*What to do*. Each line below should be retyped exactly, with no pictures.

────────────────

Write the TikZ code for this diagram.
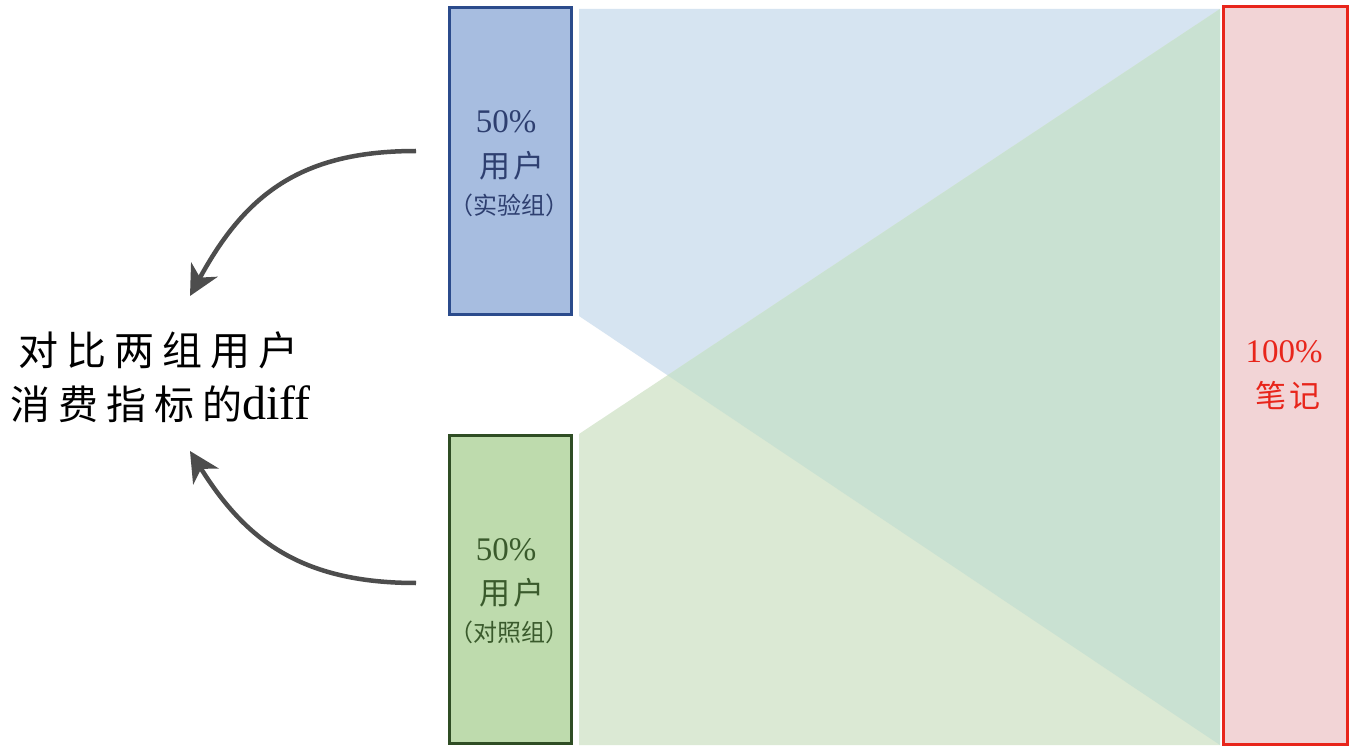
\documentclass[tikz,border=0pt]{standalone}
\usepackage{fontspec}
\setmainfont{Liberation Serif}
\newfontfamily\cjk{Noto Sans CJK SC}
\newfontfamily\cjkw[LetterSpace=20]{Noto Sans CJK SC}
\newfontfamily\cjkm[LetterSpace=8]{Noto Sans CJK SC}
\usetikzlibrary{arrows.meta}
\definecolor{bandblue}{HTML}{D6E4F1}
\definecolor{bandgreen}{HTML}{DBE9D4}
\definecolor{bandmix}{HTML}{C9E1D2}
\definecolor{boxblue}{HTML}{A7BDE0}
\definecolor{edgeblue}{HTML}{2B4B8C}
\definecolor{txtblue}{HTML}{2E3F70}
\definecolor{boxgreen}{HTML}{BEDBAD}
\definecolor{edgegreen}{HTML}{2F4D24}
\definecolor{txtgreen}{HTML}{3A5A2C}
\definecolor{boxred}{HTML}{F2D4D6}
\definecolor{edgered}{HTML}{E8251B}
\definecolor{arrowgray}{HTML}{4D4D4D}
\tikzset{
  groupbox/.style={draw, line width=3pt, minimum width=122pt, inner sep=0pt, outer sep=0pt, align=center},
  flowarrow/.style={draw=arrowgray, line width=4.5pt, -{Stealth[length=30pt, width=30pt, inset=9pt]}},
  pct/.style={font=\fontsize{33}{33}\selectfont},
  usr/.style={font=\fontsize{31}{31}\selectfont\cjkm},
  grp/.style={font=\fontsize{24}{24}\selectfont\cjk},
}
\begin{document}
\begin{tikzpicture}[x=1pt, y=-1pt]
\useasboundingbox (0,0) rectangle (1355,751);
\fill[white] (0,0) rectangle (1355,751);
% bands
\fill[bandblue] (579,9) -- (1220,9) -- (1220,745) -- (579,316) -- cycle;
\fill[bandgreen] (579,434) -- (1220,9) -- (1220,745) -- (579,745) -- cycle;
\begin{scope}
  \clip (579,9) -- (1220,9) -- (1220,745) -- (579,316) -- cycle;
  \fill[bandmix] (579,434) -- (1220,9) -- (1220,745) -- (579,745) -- cycle;
\end{scope}
% boxes
\node[groupbox, draw=edgeblue, fill=boxblue, minimum height=307pt] (exp) at (510.5,161) {};
\node[groupbox, draw=edgegreen, fill=boxgreen, minimum height=308pt] (ctl) at (510.5,589.5) {};
\node[groupbox, draw=edgered, fill=boxred, line width=3.5pt, minimum width=124pt, minimum height=738pt] (note) at (1285.5,375.5) {};
% box texts
\node[text=txtblue, pct] (exp50) at (506,122) {50\%};
\node[text=txtblue, usr] (expuser) at (512,166) {用户};
\node[text=txtblue, grp] (explab) at (509,205) {（实验组）};
\node[text=txtgreen, pct] (ctl50) at (506,550) {50\%};
\node[text=txtgreen, usr] (ctluser) at (512,593) {用户};
\node[text=txtgreen, grp] (ctllab) at (509,632) {（对照组）};
\node[text=edgered, pct] (note100) at (1284,352) {100\%};
\node[text=edgered, usr] (notelab) at (1288,396) {笔记};
% left label
\node[align=left, anchor=west, inner sep=0pt, font=\fontsize{40}{54}\selectfont] (diff) at (10,377)
  {\hspace*{8pt}{\cjkw 对比两组用户}\\{\cjkw 消费指标的}{\fontsize{48}{54}\selectfont diff}};
% arrows
\coordinate (a1) at (416,151);
\coordinate (t1) at (190,296);
\coordinate (a2) at (416,583);
\coordinate (t2) at (190,451);
\draw[flowarrow] (a1) .. controls (300,151) and (245,195) .. (t1);
\draw[flowarrow] (a2) .. controls (300,583) and (245,539) .. (t2);
\end{tikzpicture}
\end{document}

────────────────

*Task answer*.
Write the TikZ code for this diagram.
\documentclass[tikz,border=0pt]{standalone}
\usepackage{fontspec}
\setmainfont{Liberation Serif}
\newfontfamily\cjk{Noto Sans CJK SC}
\newfontfamily\cjkw[LetterSpace=20]{Noto Sans CJK SC}
\newfontfamily\cjkm[LetterSpace=8]{Noto Sans CJK SC}
\usetikzlibrary{arrows.meta}
\definecolor{bandblue}{HTML}{D6E4F1}
\definecolor{bandgreen}{HTML}{DBE9D4}
\definecolor{bandmix}{HTML}{C9E1D2}
\definecolor{boxblue}{HTML}{A7BDE0}
\definecolor{edgeblue}{HTML}{2B4B8C}
\definecolor{txtblue}{HTML}{2E3F70}
\definecolor{boxgreen}{HTML}{BEDBAD}
\definecolor{edgegreen}{HTML}{2F4D24}
\definecolor{txtgreen}{HTML}{3A5A2C}
\definecolor{boxred}{HTML}{F2D4D6}
\definecolor{edgered}{HTML}{E8251B}
\definecolor{arrowgray}{HTML}{4D4D4D}
\tikzset{
  groupbox/.style={draw, line width=3pt, minimum width=122pt, inner sep=0pt, outer sep=0pt, align=center},
  flowarrow/.style={draw=arrowgray, line width=4.5pt, -{Stealth[length=30pt, width=30pt, inset=9pt]}},
  pct/.style={font=\fontsize{33}{33}\selectfont},
  usr/.style={font=\fontsize{31}{31}\selectfont\cjkm},
  grp/.style={font=\fontsize{24}{24}\selectfont\cjk},
}
\begin{document}
\begin{tikzpicture}[x=1pt, y=-1pt]
\useasboundingbox (0,0) rectangle (1355,751);
\fill[white] (0,0) rectangle (1355,751);
% bands
\fill[bandblue] (579,9) -- (1220,9) -- (1220,745) -- (579,316) -- cycle;
\fill[bandgreen] (579,434) -- (1220,9) -- (1220,745) -- (579,745) -- cycle;
\begin{scope}
  \clip (579,9) -- (1220,9) -- (1220,745) -- (579,316) -- cycle;
  \fill[bandmix] (579,434) -- (1220,9) -- (1220,745) -- (579,745) -- cycle;
\end{scope}
% boxes
\node[groupbox, draw=edgeblue, fill=boxblue, minimum height=307pt] (exp) at (510.5,161) {};
\node[groupbox, draw=edgegreen, fill=boxgreen, minimum height=308pt] (ctl) at (510.5,589.5) {};
\node[groupbox, draw=edgered, fill=boxred, line width=3.5pt, minimum width=124pt, minimum height=738pt] (note) at (1285.5,375.5) {};
% box texts
\node[text=txtblue, pct] (exp50) at (506,122) {50\%};
\node[text=txtblue, usr] (expuser) at (512,166) {用户};
\node[text=txtblue, grp] (explab) at (509,205) {（实验组）};
\node[text=txtgreen, pct] (ctl50) at (506,550) {50\%};
\node[text=txtgreen, usr] (ctluser) at (512,593) {用户};
\node[text=txtgreen, grp] (ctllab) at (509,632) {（对照组）};
\node[text=edgered, pct] (note100) at (1284,352) {100\%};
\node[text=edgered, usr] (notelab) at (1288,396) {笔记};
% left label
\node[align=left, anchor=west, inner sep=0pt, font=\fontsize{40}{54}\selectfont] (diff) at (10,377)
  {\hspace*{8pt}{\cjkw 对比两组用户}\\{\cjkw 消费指标的}{\fontsize{48}{54}\selectfont diff}};
% arrows
\coordinate (a1) at (416,151);
\coordinate (t1) at (190,296);
\coordinate (a2) at (416,583);
\coordinate (t2) at (190,451);
\draw[flowarrow] (a1) .. controls (300,151) and (245,195) .. (t1);
\draw[flowarrow] (a2) .. controls (300,583) and (245,539) .. (t2);
\end{tikzpicture}
\end{document}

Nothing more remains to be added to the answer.